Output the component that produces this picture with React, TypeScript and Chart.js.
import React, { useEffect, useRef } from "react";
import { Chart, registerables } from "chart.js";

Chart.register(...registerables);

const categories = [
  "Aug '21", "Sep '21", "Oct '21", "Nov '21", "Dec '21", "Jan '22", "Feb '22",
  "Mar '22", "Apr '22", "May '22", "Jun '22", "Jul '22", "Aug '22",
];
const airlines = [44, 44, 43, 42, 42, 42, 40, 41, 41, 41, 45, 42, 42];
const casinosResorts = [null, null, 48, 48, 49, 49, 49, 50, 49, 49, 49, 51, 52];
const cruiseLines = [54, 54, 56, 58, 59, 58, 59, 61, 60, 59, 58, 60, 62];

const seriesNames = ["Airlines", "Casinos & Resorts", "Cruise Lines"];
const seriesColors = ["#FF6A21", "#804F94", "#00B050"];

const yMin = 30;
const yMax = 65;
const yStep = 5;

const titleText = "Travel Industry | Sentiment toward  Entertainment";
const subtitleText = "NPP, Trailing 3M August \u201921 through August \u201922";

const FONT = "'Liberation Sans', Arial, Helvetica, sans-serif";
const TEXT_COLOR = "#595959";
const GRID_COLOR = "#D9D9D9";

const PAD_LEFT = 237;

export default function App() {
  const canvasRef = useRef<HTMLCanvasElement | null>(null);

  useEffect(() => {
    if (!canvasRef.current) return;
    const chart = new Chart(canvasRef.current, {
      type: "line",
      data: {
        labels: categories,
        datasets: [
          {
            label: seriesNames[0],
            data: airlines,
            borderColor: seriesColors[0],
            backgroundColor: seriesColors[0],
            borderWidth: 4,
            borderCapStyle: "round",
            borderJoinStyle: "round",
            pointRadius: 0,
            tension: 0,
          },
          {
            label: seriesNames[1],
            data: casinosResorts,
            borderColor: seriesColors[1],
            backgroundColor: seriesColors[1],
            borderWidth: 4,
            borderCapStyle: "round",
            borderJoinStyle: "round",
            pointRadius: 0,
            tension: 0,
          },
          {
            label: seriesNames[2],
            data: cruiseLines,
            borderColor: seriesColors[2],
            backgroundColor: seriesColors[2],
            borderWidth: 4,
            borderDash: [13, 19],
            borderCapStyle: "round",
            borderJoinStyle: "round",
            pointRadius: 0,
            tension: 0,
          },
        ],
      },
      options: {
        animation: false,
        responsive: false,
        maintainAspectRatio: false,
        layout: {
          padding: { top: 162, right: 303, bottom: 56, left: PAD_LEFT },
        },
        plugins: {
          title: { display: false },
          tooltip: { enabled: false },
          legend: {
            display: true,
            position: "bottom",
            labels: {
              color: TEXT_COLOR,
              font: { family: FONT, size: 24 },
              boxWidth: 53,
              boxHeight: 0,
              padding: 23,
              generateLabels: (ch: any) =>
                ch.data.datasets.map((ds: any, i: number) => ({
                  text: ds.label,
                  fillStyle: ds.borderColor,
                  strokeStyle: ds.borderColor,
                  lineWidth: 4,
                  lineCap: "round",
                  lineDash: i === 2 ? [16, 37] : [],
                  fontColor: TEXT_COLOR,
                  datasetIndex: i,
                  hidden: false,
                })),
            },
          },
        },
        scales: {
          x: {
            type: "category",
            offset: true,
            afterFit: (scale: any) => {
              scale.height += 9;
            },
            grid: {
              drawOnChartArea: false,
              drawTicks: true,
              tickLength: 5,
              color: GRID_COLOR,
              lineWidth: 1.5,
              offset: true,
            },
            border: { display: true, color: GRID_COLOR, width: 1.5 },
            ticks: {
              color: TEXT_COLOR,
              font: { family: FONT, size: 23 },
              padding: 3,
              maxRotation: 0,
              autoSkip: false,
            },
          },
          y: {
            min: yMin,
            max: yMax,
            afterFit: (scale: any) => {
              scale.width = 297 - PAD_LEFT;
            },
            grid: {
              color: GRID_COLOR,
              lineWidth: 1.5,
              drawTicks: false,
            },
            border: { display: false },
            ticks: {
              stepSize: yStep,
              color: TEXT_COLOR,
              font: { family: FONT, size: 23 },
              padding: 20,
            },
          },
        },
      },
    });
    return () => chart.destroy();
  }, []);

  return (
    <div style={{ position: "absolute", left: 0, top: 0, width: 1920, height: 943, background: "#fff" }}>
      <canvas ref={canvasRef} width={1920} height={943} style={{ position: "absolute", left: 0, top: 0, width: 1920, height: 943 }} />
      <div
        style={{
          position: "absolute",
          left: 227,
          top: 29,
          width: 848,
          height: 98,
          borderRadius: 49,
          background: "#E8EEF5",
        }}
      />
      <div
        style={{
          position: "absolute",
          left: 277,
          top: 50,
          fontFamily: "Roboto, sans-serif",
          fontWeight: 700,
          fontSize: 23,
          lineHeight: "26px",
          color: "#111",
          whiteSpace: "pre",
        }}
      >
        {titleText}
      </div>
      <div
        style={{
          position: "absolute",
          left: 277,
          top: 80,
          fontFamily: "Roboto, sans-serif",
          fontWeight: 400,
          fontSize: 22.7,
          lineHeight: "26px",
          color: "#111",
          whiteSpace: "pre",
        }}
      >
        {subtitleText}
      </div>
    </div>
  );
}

============

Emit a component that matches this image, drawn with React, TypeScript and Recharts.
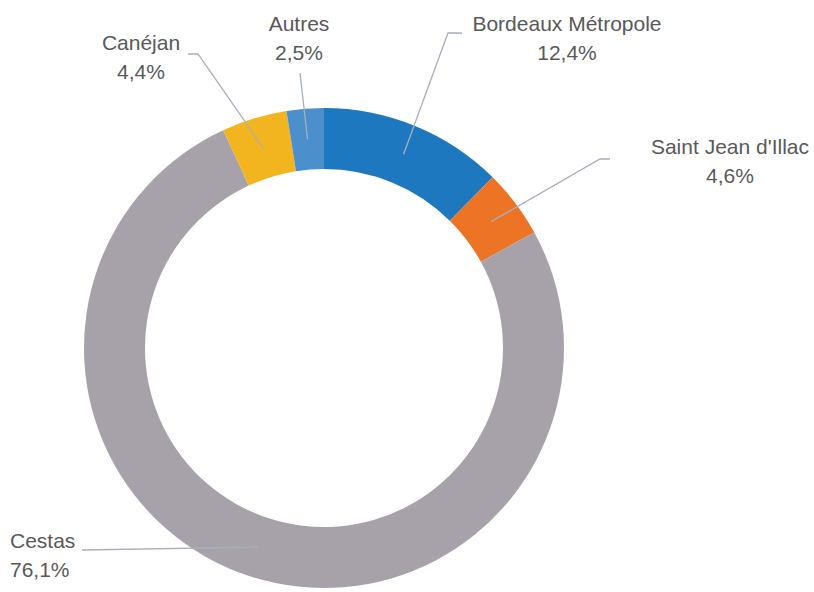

============

What is required:
Using the data above, reproduce exactly the lines from the line that contains "Output the component" through the line that contains "const canvasRef = useRef<HTMLCanvasElement", including both.

Task response:
Output the component that produces this picture with React, TypeScript and Chart.js.
import React, { useEffect, useRef } from "react";
import { Chart, registerables } from "chart.js";

Chart.register(...registerables);

const categories = [
  "Aug '21", "Sep '21", "Oct '21", "Nov '21", "Dec '21", "Jan '22", "Feb '22",
  "Mar '22", "Apr '22", "May '22", "Jun '22", "Jul '22", "Aug '22",
];
const airlines = [44, 44, 43, 42, 42, 42, 40, 41, 41, 41, 45, 42, 42];
const casinosResorts = [null, null, 48, 48, 49, 49, 49, 50, 49, 49, 49, 51, 52];
const cruiseLines = [54, 54, 56, 58, 59, 58, 59, 61, 60, 59, 58, 60, 62];

const seriesNames = ["Airlines", "Casinos & Resorts", "Cruise Lines"];
const seriesColors = ["#FF6A21", "#804F94", "#00B050"];

const yMin = 30;
const yMax = 65;
const yStep = 5;

const titleText = "Travel Industry | Sentiment toward  Entertainment";
const subtitleText = "NPP, Trailing 3M August \u201921 through August \u201922";

const FONT = "'Liberation Sans', Arial, Helvetica, sans-serif";
const TEXT_COLOR = "#595959";
const GRID_COLOR = "#D9D9D9";

const PAD_LEFT = 237;

export default function App() {
  const canvasRef = useRef<HTMLCanvasElement | null>(null);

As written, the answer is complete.